▼▼▼

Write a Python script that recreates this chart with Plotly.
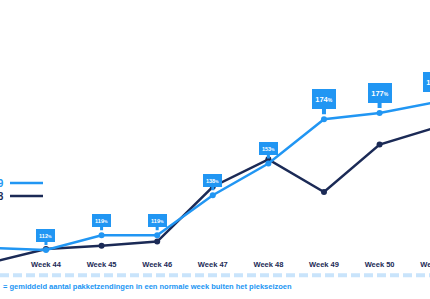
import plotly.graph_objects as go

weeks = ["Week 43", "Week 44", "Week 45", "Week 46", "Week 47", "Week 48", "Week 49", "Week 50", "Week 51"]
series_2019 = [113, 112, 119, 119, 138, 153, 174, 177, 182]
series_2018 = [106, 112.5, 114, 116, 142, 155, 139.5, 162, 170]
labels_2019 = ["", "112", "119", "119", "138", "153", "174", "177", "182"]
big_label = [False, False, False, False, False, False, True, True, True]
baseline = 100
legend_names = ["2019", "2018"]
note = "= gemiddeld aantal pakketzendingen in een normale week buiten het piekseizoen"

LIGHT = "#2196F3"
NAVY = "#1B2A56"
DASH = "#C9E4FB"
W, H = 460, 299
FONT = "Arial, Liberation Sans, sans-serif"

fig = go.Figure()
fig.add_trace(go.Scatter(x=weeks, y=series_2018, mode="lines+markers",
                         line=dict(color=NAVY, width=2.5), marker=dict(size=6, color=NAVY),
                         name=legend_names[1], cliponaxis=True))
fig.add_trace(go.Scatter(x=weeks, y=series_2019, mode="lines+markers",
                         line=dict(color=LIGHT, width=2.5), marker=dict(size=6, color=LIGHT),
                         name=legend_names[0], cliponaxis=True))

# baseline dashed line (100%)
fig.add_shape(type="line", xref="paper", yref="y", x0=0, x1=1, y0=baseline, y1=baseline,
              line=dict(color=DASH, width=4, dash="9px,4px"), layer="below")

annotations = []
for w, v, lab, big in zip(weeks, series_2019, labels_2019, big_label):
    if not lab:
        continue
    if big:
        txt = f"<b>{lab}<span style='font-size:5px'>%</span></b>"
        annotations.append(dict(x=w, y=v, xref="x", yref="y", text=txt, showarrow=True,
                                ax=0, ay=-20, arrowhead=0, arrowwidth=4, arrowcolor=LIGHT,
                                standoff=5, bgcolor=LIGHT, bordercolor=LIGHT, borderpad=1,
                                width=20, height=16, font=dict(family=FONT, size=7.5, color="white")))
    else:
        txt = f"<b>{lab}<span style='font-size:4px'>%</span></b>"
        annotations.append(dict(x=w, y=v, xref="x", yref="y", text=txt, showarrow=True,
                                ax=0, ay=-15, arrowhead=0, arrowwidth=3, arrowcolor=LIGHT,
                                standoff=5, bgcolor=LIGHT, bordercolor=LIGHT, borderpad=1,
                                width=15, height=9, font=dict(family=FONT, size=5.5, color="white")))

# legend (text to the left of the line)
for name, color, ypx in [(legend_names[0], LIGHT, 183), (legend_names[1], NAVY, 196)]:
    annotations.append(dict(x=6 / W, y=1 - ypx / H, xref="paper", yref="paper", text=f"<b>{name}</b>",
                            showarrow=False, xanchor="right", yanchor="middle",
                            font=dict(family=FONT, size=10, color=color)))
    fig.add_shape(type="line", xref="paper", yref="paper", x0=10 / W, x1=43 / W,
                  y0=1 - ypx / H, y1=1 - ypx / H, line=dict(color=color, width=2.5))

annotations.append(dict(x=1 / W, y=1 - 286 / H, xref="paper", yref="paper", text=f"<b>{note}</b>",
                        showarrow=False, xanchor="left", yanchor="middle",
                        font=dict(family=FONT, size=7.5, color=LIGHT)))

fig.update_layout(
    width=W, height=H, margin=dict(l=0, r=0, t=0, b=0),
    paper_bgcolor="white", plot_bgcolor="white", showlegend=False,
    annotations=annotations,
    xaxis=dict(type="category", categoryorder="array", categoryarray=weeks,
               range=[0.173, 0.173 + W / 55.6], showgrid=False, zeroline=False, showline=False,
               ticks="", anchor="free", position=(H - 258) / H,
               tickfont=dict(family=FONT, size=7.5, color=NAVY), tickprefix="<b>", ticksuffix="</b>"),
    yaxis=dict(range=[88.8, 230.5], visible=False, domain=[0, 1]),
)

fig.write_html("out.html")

▲▲▲

→ What the exercise asks
Reproduce the listing word for word and omit its pictures.

→ Completed task
Write a Python script that recreates this chart with Plotly.
import plotly.graph_objects as go

weeks = ["Week 43", "Week 44", "Week 45", "Week 46", "Week 47", "Week 48", "Week 49", "Week 50", "Week 51"]
series_2019 = [113, 112, 119, 119, 138, 153, 174, 177, 182]
series_2018 = [106, 112.5, 114, 116, 142, 155, 139.5, 162, 170]
labels_2019 = ["", "112", "119", "119", "138", "153", "174", "177", "182"]
big_label = [False, False, False, False, False, False, True, True, True]
baseline = 100
legend_names = ["2019", "2018"]
note = "= gemiddeld aantal pakketzendingen in een normale week buiten het piekseizoen"

LIGHT = "#2196F3"
NAVY = "#1B2A56"
DASH = "#C9E4FB"
W, H = 460, 299
FONT = "Arial, Liberation Sans, sans-serif"

fig = go.Figure()
fig.add_trace(go.Scatter(x=weeks, y=series_2018, mode="lines+markers",
                         line=dict(color=NAVY, width=2.5), marker=dict(size=6, color=NAVY),
                         name=legend_names[1], cliponaxis=True))
fig.add_trace(go.Scatter(x=weeks, y=series_2019, mode="lines+markers",
                         line=dict(color=LIGHT, width=2.5), marker=dict(size=6, color=LIGHT),
                         name=legend_names[0], cliponaxis=True))

# baseline dashed line (100%)
fig.add_shape(type="line", xref="paper", yref="y", x0=0, x1=1, y0=baseline, y1=baseline,
              line=dict(color=DASH, width=4, dash="9px,4px"), layer="below")

annotations = []
for w, v, lab, big in zip(weeks, series_2019, labels_2019, big_label):
    if not lab:
        continue
    if big:
        txt = f"<b>{lab}<span style='font-size:5px'>%</span></b>"
        annotations.append(dict(x=w, y=v, xref="x", yref="y", text=txt, showarrow=True,
                                ax=0, ay=-20, arrowhead=0, arrowwidth=4, arrowcolor=LIGHT,
                                standoff=5, bgcolor=LIGHT, bordercolor=LIGHT, borderpad=1,
                                width=20, height=16, font=dict(family=FONT, size=7.5, color="white")))
    else:
        txt = f"<b>{lab}<span style='font-size:4px'>%</span></b>"
        annotations.append(dict(x=w, y=v, xref="x", yref="y", text=txt, showarrow=True,
                                ax=0, ay=-15, arrowhead=0, arrowwidth=3, arrowcolor=LIGHT,
                                standoff=5, bgcolor=LIGHT, bordercolor=LIGHT, borderpad=1,
                                width=15, height=9, font=dict(family=FONT, size=5.5, color="white")))

# legend (text to the left of the line)
for name, color, ypx in [(legend_names[0], LIGHT, 183), (legend_names[1], NAVY, 196)]:
    annotations.append(dict(x=6 / W, y=1 - ypx / H, xref="paper", yref="paper", text=f"<b>{name}</b>",
                            showarrow=False, xanchor="right", yanchor="middle",
                            font=dict(family=FONT, size=10, color=color)))
    fig.add_shape(type="line", xref="paper", yref="paper", x0=10 / W, x1=43 / W,
                  y0=1 - ypx / H, y1=1 - ypx / H, line=dict(color=color, width=2.5))

annotations.append(dict(x=1 / W, y=1 - 286 / H, xref="paper", yref="paper", text=f"<b>{note}</b>",
                        showarrow=False, xanchor="left", yanchor="middle",
                        font=dict(family=FONT, size=7.5, color=LIGHT)))

fig.update_layout(
    width=W, height=H, margin=dict(l=0, r=0, t=0, b=0),
    paper_bgcolor="white", plot_bgcolor="white", showlegend=False,
    annotations=annotations,
    xaxis=dict(type="category", categoryorder="array", categoryarray=weeks,
               range=[0.173, 0.173 + W / 55.6], showgrid=False, zeroline=False, showline=False,
               ticks="", anchor="free", position=(H - 258) / H,
               tickfont=dict(family=FONT, size=7.5, color=NAVY), tickprefix="<b>", ticksuffix="</b>"),
    yaxis=dict(range=[88.8, 230.5], visible=False, domain=[0, 1]),
)

fig.write_html("out.html")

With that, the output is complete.